Just before the holiday weekend, the evening news ran a short story about the number of people expected to be traveling by car, despite a rise in the price of gas over the prior several weeks. This led me to reflect—as these things are wont to do—on a period in my life when you had to wait in long lines for gas, with no assurance that any would be left when you reached the pump. Yes, I’m talking about 1973, the year I got my driver’s license, just in time for the Arab oil embargo and the resulting gas shortages. It was also the year of these songs, in case you were wondering.
It turns out things were indeed as bad as I remember.
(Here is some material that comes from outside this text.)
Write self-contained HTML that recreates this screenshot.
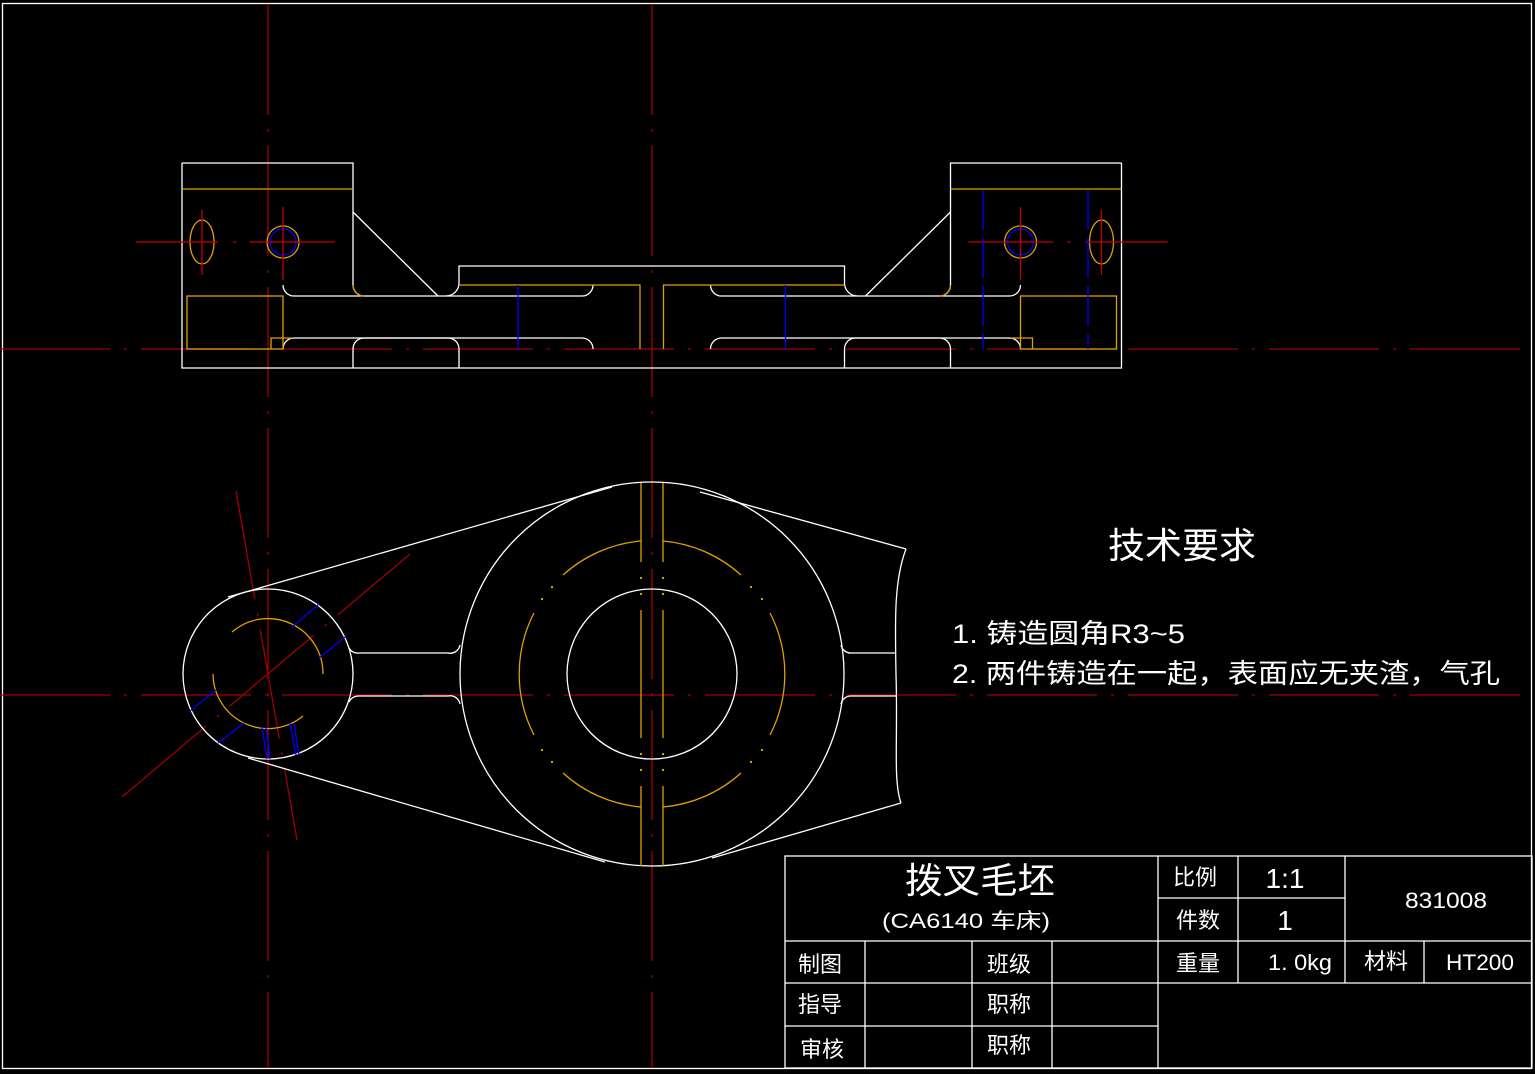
<!DOCTYPE html>
<html><head><meta charset="utf-8"><style>
html,body{margin:0;padding:0;background:#000;}
svg{display:block}
text{font-family:"Liberation Sans","Noto Sans CJK SC",sans-serif;fill:#fff}
</style></head><body>
<svg width="1535" height="1074" viewBox="0 0 1535 1074" xmlns="http://www.w3.org/2000/svg">
<rect width="1535" height="1074" fill="#000"/>
<rect x="2.5" y="3.5" width="1529" height="1065" fill="none" stroke="#fff" stroke-width="1.3"/>

<g stroke="#a00000" stroke-width="1.3" fill="none" stroke-dasharray="110,14,3,14">
<line x1="268" y1="5" x2="268" y2="1068"/>
<line x1="652" y1="5" x2="652" y2="1068"/>
<line x1="0" y1="349" x2="1532" y2="349"/>
<line x1="0" y1="695" x2="1532" y2="695"/>
<line x1="236" y1="491" x2="297" y2="840"/>
<line x1="122" y1="797" x2="410" y2="554"/>
</g>

<g id="half">
<g fill="none" stroke="#fff" stroke-width="1.3">
<path d="M182,163 H353 V285 A11,11 0 0 0 364,296"/>
<path d="M182,163 V368 H652"/>
<line x1="353" y1="212" x2="438" y2="296"/>
<path d="M283,285 A11,11 0 0 0 294,296 H582 A11,11 0 0 0 593,285"/>
<path d="M446,296 A13,13 0 0 0 459,283 V266 H652"/>
<path d="M283,349 A11,11 0 0 1 294,338 H582 A11,11 0 0 1 593,349"/>
<path d="M353,368 V349 A11,11 0 0 1 364,338 H448 A11,11 0 0 1 459,349 V368"/>
</g>
<g fill="none" stroke="#e0a000" stroke-width="1.3">
<line x1="182" y1="189" x2="353" y2="189"/>
<path d="M353,285 A11,11 0 0 0 364,296"/>
<path d="M459,285 H593 M593,285 H640 V349"/>
<rect x="187" y="296" width="96" height="53"/>
<path d="M271,349 V338 H293"/>
<ellipse cx="202" cy="242" rx="12" ry="22"/>
<circle cx="283" cy="242" r="16"/>
</g>
<circle cx="283" cy="242" r="13" fill="none" stroke="#0000ff" stroke-width="1.3"/>
<line x1="518" y1="285" x2="518" y2="349" stroke="#0000ff" stroke-width="1.3"/>
<g stroke="#c00000" stroke-width="1.3">
<line x1="136" y1="242" x2="218" y2="242"/><line x1="202" y1="210" x2="202" y2="275"/>
<line x1="250" y1="242" x2="335" y2="242"/><line x1="283" y1="207" x2="283" y2="280"/>
<line x1="233" y1="242" x2="236" y2="242"/>
</g>
</g>
<use href="#half" transform="translate(1303.5,0) scale(-1,1)"/>
<g stroke="#0000ff" stroke-width="1.3" stroke-dasharray="40,8">
<line x1="983" y1="190" x2="983" y2="349"/><line x1="1088" y1="190" x2="1088" y2="349"/>
</g>

<g fill="none" stroke="#fff" stroke-width="1.3">
<circle cx="652" cy="674" r="192"/>
<circle cx="652" cy="674" r="85"/>
<circle cx="268" cy="674" r="85"/>
<line x1="228" y1="597" x2="612" y2="487"/>
<line x1="248" y1="758" x2="605" y2="862"/>
<line x1="700" y1="492" x2="906" y2="549"/>
<line x1="712" y1="858" x2="901" y2="803"/>
<path d="M906,549 C894,580 895,620 896,674 C898,740 893,780 901,803"/>
<path d="M349,648 A10,10 0 0 0 359,653 H448 A10,10 0 0 0 460,645"/>
<path d="M349,702 A10,10 0 0 1 359,696 H448 A10,10 0 0 1 460,704"/>
<path d="M841,645 A10,10 0 0 0 851,653 H896"/>
<path d="M841,704 A10,10 0 0 1 851,696 H897"/>
</g>
<g fill="none" stroke="#e0a000" stroke-width="1.3">
<!-- r133 arcs: 48-85, -27..27 and mirrors -->
<path d="M741,575 A133,133 0 0 0 663,541"/>
<path d="M641,541 A133,133 0 0 0 563,575"/>
<path d="M770,613 A133,133 0 0 1 770,735"/>
<path d="M534,613 A133,133 0 0 0 534,735"/>
<path d="M741,773 A133,133 0 0 1 663,807"/>
<path d="M641,807 A133,133 0 0 1 563,773"/>
<path d="M641,483 V562 M663,483 V562 M641,610 V738 M663,610 V738 M641,786 V866 M663,786 V866"/>
<path d="M323,674 A55,55 0 0 0 232,632"/>
<path d="M213,674 A55,55 0 0 0 303,716"/>
</g>
<g fill="#e0a000">
<rect x="640" y="577" width="2" height="2"/><rect x="662" y="577" width="2" height="2"/>
<rect x="640" y="593" width="2" height="2"/><rect x="662" y="593" width="2" height="2"/>
<rect x="640" y="753" width="2" height="2"/><rect x="662" y="753" width="2" height="2"/>
<rect x="640" y="769" width="2" height="2"/><rect x="662" y="769" width="2" height="2"/>
<rect x="750" y="586" width="2" height="2"/><rect x="761" y="598" width="2" height="2"/>
<rect x="551" y="586" width="2" height="2"/><rect x="541" y="598" width="2" height="2"/>
<rect x="750" y="761" width="2" height="2"/><rect x="761" y="749" width="2" height="2"/>
<rect x="551" y="761" width="2" height="2"/><rect x="541" y="749" width="2" height="2"/>
</g>
<g stroke="#0000ff" stroke-width="1.3">
<line x1="292" y1="627" x2="318" y2="605"/>
<line x1="319" y1="658" x2="345" y2="637"/>
<line x1="190" y1="711" x2="216" y2="690"/>
<line x1="218" y1="743" x2="244" y2="723"/>
<line x1="262" y1="727" x2="267" y2="759"/>
<line x1="266" y1="727" x2="270" y2="759"/>
<line x1="290" y1="723" x2="296" y2="755"/>
<line x1="294" y1="723" x2="299" y2="755"/>
</g>

<text x="1108" y="558" font-size="36" textLength="148" lengthAdjust="spacingAndGlyphs">技术要求</text>
<text x="952" y="643" font-size="27" textLength="233" lengthAdjust="spacingAndGlyphs">1. 铸造圆角R3~5</text>
<text x="952" y="683" font-size="27" textLength="548" lengthAdjust="spacingAndGlyphs">2. 两件铸造在一起，表面应无夹渣，气孔</text>

<g fill="none" stroke="#fff" stroke-width="1.3">
<rect x="785" y="856" width="747" height="212"/>
<line x1="785" y1="941" x2="1532" y2="941"/>
<line x1="785" y1="983" x2="1532" y2="983"/>
<line x1="785" y1="1026" x2="1158" y2="1026"/>
<line x1="1158" y1="898" x2="1345" y2="898"/>
<line x1="1158" y1="856" x2="1158" y2="1068"/>
<line x1="1238" y1="856" x2="1238" y2="983"/>
<line x1="1345" y1="856" x2="1345" y2="983"/>
<line x1="1424" y1="941" x2="1424" y2="983"/>
<line x1="865" y1="941" x2="865" y2="1068"/>
<line x1="972" y1="941" x2="972" y2="1068"/>
<line x1="1052" y1="941" x2="1052" y2="1068"/>
</g>
<text x="905" y="893" font-size="36" textLength="150" lengthAdjust="spacingAndGlyphs">拨叉毛坯</text>
<text x="882" y="928" font-size="21" textLength="168" lengthAdjust="spacingAndGlyphs">(CA6140 车床)</text>
<g font-size="22">
<text x="1173" y="885">比例</text>
<text x="1176" y="928">件数</text>
<text x="1176" y="971">重量</text>
<text x="1364" y="969">材料</text>
<text x="798" y="972">制图</text>
<text x="798" y="1012">指导</text>
<text x="800" y="1057">审核</text>
<text x="987" y="972">班级</text>
<text x="987" y="1012">职称</text>
<text x="987" y="1053">职称</text>
</g>
<text x="1285" y="888" font-size="28" text-anchor="middle">1:1</text>
<text x="1285" y="930" font-size="28" text-anchor="middle">1</text>
<text x="1405" y="908" font-size="22" textLength="82" lengthAdjust="spacingAndGlyphs">831008</text>
<text x="1268" y="970" font-size="22" textLength="64" lengthAdjust="spacingAndGlyphs">1. 0kg</text>
<text x="1446" y="970" font-size="22" textLength="68" lengthAdjust="spacingAndGlyphs">HT200</text>
</svg>
</body></html>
And Andreas Killen, in his book 1973 Nervous Breakdown, reminds me that they were, in fact, much worse. As a child of the sixties, I have always had a vague feeling that sometime in the early seventies everything seemed to change. Killen designates 1973 as the year that happened. “By any standard,” he writes, “1973 marked a genuine low point in US history.”
In addition to the oil embargo, in 1973 the Vietnam
War ended (much to my relief, as I was approaching draft age), coming to a grinding halt, not (as they say) with a bang but a whimper, becoming the first war popularly regarded as having been lost by the US. Add to that the beginnings of a “startling political crisis” arising out of the Watergate affair. On top of all that, the economy tanked, signaling “the end of the greatest prolonged boom in the history of capitalism.” The result? “Any one of these events alone would have challenged America’s image of itself; together they shook the national psyche to its very core.”
With the benefit of hindsight, it seems that perhaps the greatest outcome of the resulting cultural reboot, arising from the loss of confidence in the government at the same time the economy stagnated, was a shift of faith to the private sector. With this shift came renewed and reinvigorated entrepreneurial activity, which has blossomed ever since.